**Exercise requirements**
Return exactly, please, the lines that run from the line with "Rebuild this chart" to the line with "0.55, 0.60, 0.65, 0.70, 0.75, 0.80, 0.85, 0.90, 0.95];", ends included, and omit all pictures.

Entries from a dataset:
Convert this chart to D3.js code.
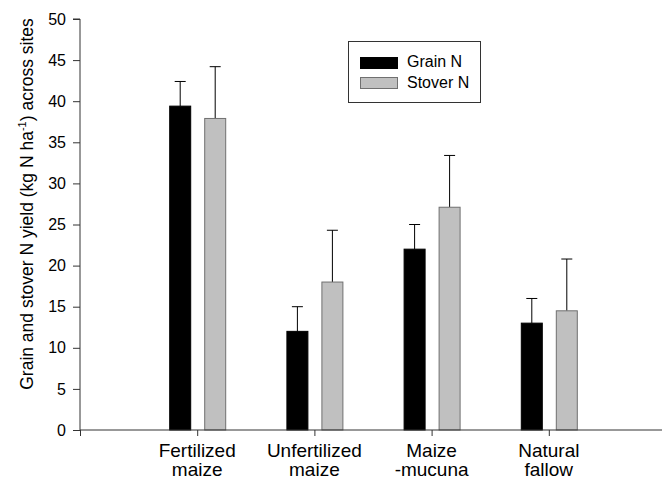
<!DOCTYPE html>
<html>
<head>
<meta charset="utf-8">
<script src="https://cdn.jsdelivr.net/npm/d3@7"></script>
<style>
  body { margin: 0; background: #fff; }
  text { font-family: "Liberation Sans", Arial, sans-serif; fill: #000; }
</style>
</head>
<body>
<div id="vis"></div>
<script>
const categories = [['Fertilized', 'maize'], ['Unfertilized', 'maize'], ['Maize', '-mucuna'], ['Natural', 'fallow']];
const grainN = [39.4, 12, 22, 13];
const grainErr = [3, 3, 3, 3];
const stoverN = [37.9, 18, 27.1, 14.5];
const stoverErr = [6.3, 6.3, 6.3, 6.3];
const yTicks = [0, 5, 10, 15, 20, 25, 30, 35, 40, 45, 50];

const W = 662, H = 478;
const svg = d3.select('#vis').append('svg')
    .attr('width', W).attr('height', H);

const x = d3.scaleLinear().domain([0, 5]).range([80, 666]);
const y = d3.scaleLinear().domain([0, 50]).range([430, 19]);

const barW = 22;
const series = [
    { vals: grainN, err: grainErr, fill: '#000', stroke: '#000', offset: -17 },
    { vals: stoverN, err: stoverErr, fill: '#c0c0c0', stroke: '#707070', offset: 18 }
];

// bars with upper error bars
series.forEach(s => {
    const g = svg.append('g');
    s.vals.forEach((v, i) => {
        const cx = x(i + 1) + s.offset;
        const top = y(v + s.err[i]);
        g.append('line')
            .attr('x1', cx).attr('x2', cx)
            .attr('y1', y(v)).attr('y2', top)
            .attr('stroke', '#000').attr('stroke-width', 1);
        g.append('line')
            .attr('x1', cx - 5.5).attr('x2', cx + 5.5)
            .attr('y1', top).attr('y2', top)
            .attr('stroke', '#000').attr('stroke-width', 1);
        g.append('rect')
            .attr('x', cx - barW / 2 + 0.5)
            .attr('y', y(v))
            .attr('width', barW - 1)
            .attr('height', y(0) - y(v))
            .attr('fill', s.fill)
            .attr('stroke', s.stroke)
            .attr('stroke-width', 1);
    });
});

// axes
const yAxis = d3.axisLeft(y).tickValues(yTicks).tickSize(7).tickPadding(7);
const gy = svg.append('g').attr('transform', 'translate(80,0)').call(yAxis);
gy.select('.domain').attr('d', `M-7,${y(50)}H0V${y(0)}`).attr('stroke', '#333');
gy.selectAll('.tick line').attr('stroke', '#333');
gy.selectAll('.tick text').style('font-size', '16px').style('font-family', '"Liberation Sans", Arial, sans-serif');

const xAxis = d3.axisBottom(x).tickValues([0, 1, 2, 3, 4]).tickSize(6).tickFormat('');
const gx = svg.append('g').attr('transform', `translate(0,${y(0)})`).call(xAxis);
gx.select('.domain').attr('d', `M80,0H${W}`).attr('stroke', '#333');
gx.selectAll('.tick line').attr('stroke', '#333');

// category labels
categories.forEach((lines, i) => {
    const t = svg.append('text')
        .attr('x', x(i + 1))
        .attr('y', 456.5)
        .attr('text-anchor', 'middle')
        .style('font-size', '19px');
    lines.forEach((l, j) => {
        t.append('tspan').attr('x', x(i + 1)).attr('dy', j === 0 ? 0 : 19).text(l);
    });
});

// y title
const yt = svg.append('text')
    .attr('transform', 'translate(33,204) rotate(-90)')
    .attr('text-anchor', 'middle')
    .style('font-size', '17.5px');
yt.append('tspan').text('Grain and stover N yield (kg N ha');
yt.append('tspan').attr('dy', -7).style('font-size', '11px').text('-1');
yt.append('tspan').attr('dy', 7).text(') across sites');

// legend
const legend = svg.append('g');
legend.append('rect')
    .attr('x', 348.5).attr('y', 41.5).attr('width', 132).attr('height', 61)
    .attr('fill', '#fff').attr('stroke', '#333');
const legendItems = [['Grain N', '#000', '#000'], ['Stover N', '#c0c0c0', '#707070']];
legendItems.forEach((d, i) => {
    legend.append('rect')
        .attr('x', 360.5).attr('y', 57.5 + i * 20).attr('width', 37).attr('height', 11)
        .attr('fill', d[1]).attr('stroke', d[2]);
    legend.append('text')
        .attr('x', 407).attr('y', 67 + i * 20.5)
        .style('font-size', '16px')
        .text(d[0]);
});
</script>
</body>
</html>
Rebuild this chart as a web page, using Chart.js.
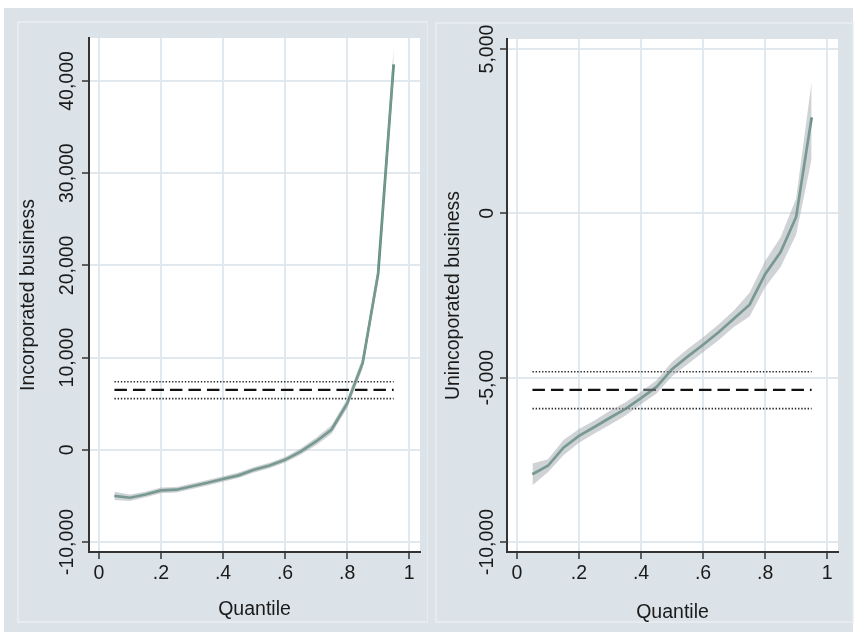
<!DOCTYPE html>
<html>
<head>
<meta charset="utf-8">
<title>Quantile effects</title>
<script src="https://cdn.jsdelivr.net/npm/chart.js@4.4.1/dist/chart.umd.min.js"></script>
<style>
  html, body { margin: 0; padding: 0; background: #fff; }
  body { width: 856px; height: 633px; position: relative; overflow: hidden; }
  .graph-bg { position: absolute; left: 4px; top: 8px; width: 849px; height: 624px; background: #dce3e8; }
  #incChart { position: absolute; left: 4px; top: 8px; }
  #unincChart { position: absolute; left: 426px; top: 8px; }
</style>
</head>
<body>
<div class="graph-bg"></div>
<canvas id="incChart" width="424" height="624"></canvas>
<canvas id="unincChart" width="430" height="624"></canvas>
<script>
// Data
const quantiles = [0.05, 0.10, 0.15, 0.20, 0.25, 0.30, 0.35, 0.40, 0.45, 0.50,
                   0.55, 0.60, 0.65, 0.70, 0.75, 0.80, 0.85, 0.90, 0.95];

const incEffect = [-5000, -5200, -4850, -4400, -4330, -3950, -3580, -3170, -2770, -2170,
                   -1700, -1090, -200, 900, 2200, 5000, 9400, 19100, 41800];
const incUpper  = [-4550, -4850, -4550, -4100, -4030, -3650, -3280, -2870, -2470, -1870,
                   -1400, -790, 150, 1300, 2650, 5500, 10000, 20000, 43500];
const incLower  = [-5450, -5550, -5150, -4700, -4630, -4250, -3880, -3470, -3070, -2470,
                   -2000, -1390, -550, 500, 1750, 4500, 8800, 18200, 40100];
const incMean = 6500;
const incMeanHi = 7380;
const incMeanLo = 5540;

const unincEffect = [-7940, -7680, -7130, -6770, -6500, -6220, -5950, -5620, -5280, -4740,
                     -4360, -4000, -3620, -3200, -2780, -1850, -1180, -110, 2920];
const unincUpper  = [-7610, -7480, -6900, -6560, -6300, -6010, -5750, -5430, -5080, -4520,
                     -4130, -3770, -3380, -2950, -2420, -1450, -730, 450, 4000];
const unincLower  = [-8270, -7880, -7360, -6980, -6700, -6430, -6150, -5810, -5480, -4960,
                     -4590, -4230, -3860, -3450, -3140, -2250, -1630, -650, 1650];
const unincMean = -5370;
const unincMeanHi = -4820;
const unincMeanLo = -5940;

const meanSpan = [0.05, 0.95];

const xTicks = [0, 0.2, 0.4, 0.6, 0.8, 1];
const xTickLabels = ['0', '.2', '.4', '.6', '.8', '1'];
const incYTicks = [-10000, 0, 10000, 20000, 30000, 40000];
const unincYTicks = [-10000, -5000, 0, 5000];

document.addEventListener('DOMContentLoaded', () => {
    Chart.defaults.font.family = "'Liberation Sans', Arial, sans-serif";
    Chart.defaults.color = '#1a1a1a';

    const lineColor = '#518a76';
    const bandColor = 'rgba(160, 167, 172, 0.5)';

    // Background frame + white plot region
    const panelPlugin = {
        id: 'panel',
        beforeDraw(chart, args, opts) {
            const { ctx, chartArea } = chart;
            const f = opts.frame;
            ctx.save();
            ctx.strokeStyle = '#e9eef1';
            ctx.lineWidth = 1.5;
            ctx.strokeRect(f[0], f[1], f[2], f[3]);
            ctx.fillStyle = '#ffffff';
            ctx.fillRect(chartArea.left, chartArea.top,
                chartArea.right - chartArea.left, chartArea.bottom - chartArea.top);
            ctx.restore();
        }
    };

    const pts = (xs, ys) => xs.map((x, i) => ({ x: x, y: ys[i] }));
    const flat = (v) => meanSpan.map(x => ({ x: x, y: v }));

    const makeChart = (id, p) => {
        new Chart(document.getElementById(id), {
            type: 'line',
            data: {
                datasets: [
                    { data: pts(quantiles, p.lower), borderWidth: 0, pointRadius: 0, fill: false },
                    { data: pts(quantiles, p.upper), borderWidth: 0, pointRadius: 0,
                      fill: '-1', backgroundColor: bandColor },
                    { data: flat(p.meanHi), borderColor: '#2a2a2a', borderWidth: 1.7,
                      borderDash: [1.4, 1.8], pointRadius: 0 },
                    { data: flat(p.meanLo), borderColor: '#2a2a2a', borderWidth: 1.7,
                      borderDash: [1.4, 1.8], pointRadius: 0 },
                    { data: flat(p.mean), borderColor: '#111111', borderWidth: 2.2,
                      borderDash: [12.5, 6], pointRadius: 0 },
                    { data: pts(quantiles, p.effect), borderColor: lineColor, borderWidth: 2.7,
                      pointRadius: 0 }
                ]
            },
            options: {
                responsive: false,
                animation: false,
                tension: 0,
                layout: { padding: { top: p.padTop, right: p.padRight, left: 0, bottom: 0 } },
                plugins: {
                    legend: { display: false },
                    tooltip: { enabled: false },
                    panel: { frame: p.frame }
                },
                scales: {
                    x: {
                        type: 'linear',
                        min: -0.032,
                        max: 1.035,
                        afterBuildTicks: (s) => { s.ticks = xTicks.map(v => ({ value: v })); },
                        afterFit: (s) => { s.height = 80; },
                        ticks: {
                            font: { size: 19.5 },
                            padding: 3,
                            maxRotation: 0,
                            callback: (v) => xTickLabels[xTicks.indexOf(v)]
                        },
                        grid: { color: '#e1e9ee', lineWidth: 2, tickLength: 7,
                                tickColor: '#333333', tickWidth: 1.5 },
                        border: { color: '#333333', width: 2 },
                        title: { display: true, text: 'Quantile', font: { size: 19.5 },
                                 padding: { top: 0, bottom: p.xTitlePad } }
                    },
                    y: {
                        min: p.yMin,
                        max: p.yMax,
                        afterBuildTicks: (s) => { s.ticks = p.yTicks.map(v => ({ value: v })); },
                        afterFit: (s) => { s.width = p.yWidth; },
                        ticks: {
                            font: { size: 19.5 },
                            minRotation: 90,
                            maxRotation: 90,
                            crossAlign: 'center',
                            padding: p.yTickPad,
                            callback: (v) => v.toLocaleString('en-US')
                        },
                        grid: { color: '#e1e9ee', lineWidth: 2, tickLength: 7,
                                tickColor: '#333333', tickWidth: 1.5 },
                        border: { color: '#333333', width: 2 },
                        title: { display: true, text: p.title, font: { size: 19.5 },
                                 padding: { top: p.yTitlePad, bottom: 0 } }
                    }
                }
            },
            plugins: [panelPlugin]
        });
    };

    // 1. Incorporated business
    makeChart('incChart', {
        effect: incEffect, upper: incUpper, lower: incLower,
        mean: incMean, meanHi: incMeanHi, meanLo: incMeanLo,
        yMin: -11085, yMax: 44660, yTicks: incYTicks,
        title: 'Incorporated business',
        padTop: 30, padRight: 8, yWidth: 85,
        yTickPad: -18.5, yTitlePad: 13, xTitlePad: 11,
        frame: [14, 14, 410, 600]
    });

    // 2. Unincorporated business
    makeChart('unincChart', {
        effect: unincEffect, upper: unincUpper, lower: unincLower,
        mean: unincMean, meanHi: unincMeanHi, meanLo: unincMeanLo,
        yMin: -10304, yMax: 5304, yTicks: unincYTicks,
        title: 'Unincoporated business',
        padTop: 31, padRight: 18, yWidth: 81,
        yTickPad: -21, yTitlePad: 16, xTitlePad: 8,
        frame: [10, 15, 417, 599]
    });
});
</script>
</body>
</html>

**The response**
Rebuild this chart as a web page, using Chart.js.
<!DOCTYPE html>
<html>
<head>
<meta charset="utf-8">
<title>Quantile effects</title>
<script src="https://cdn.jsdelivr.net/npm/chart.js@4.4.1/dist/chart.umd.min.js"></script>
<style>
  html, body { margin: 0; padding: 0; background: #fff; }
  body { width: 856px; height: 633px; position: relative; overflow: hidden; }
  .graph-bg { position: absolute; left: 4px; top: 8px; width: 849px; height: 624px; background: #dce3e8; }
  #incChart { position: absolute; left: 4px; top: 8px; }
  #unincChart { position: absolute; left: 426px; top: 8px; }
</style>
</head>
<body>
<div class="graph-bg"></div>
<canvas id="incChart" width="424" height="624"></canvas>
<canvas id="unincChart" width="430" height="624"></canvas>
<script>
// Data
const quantiles = [0.05, 0.10, 0.15, 0.20, 0.25, 0.30, 0.35, 0.40, 0.45, 0.50,
                   0.55, 0.60, 0.65, 0.70, 0.75, 0.80, 0.85, 0.90, 0.95];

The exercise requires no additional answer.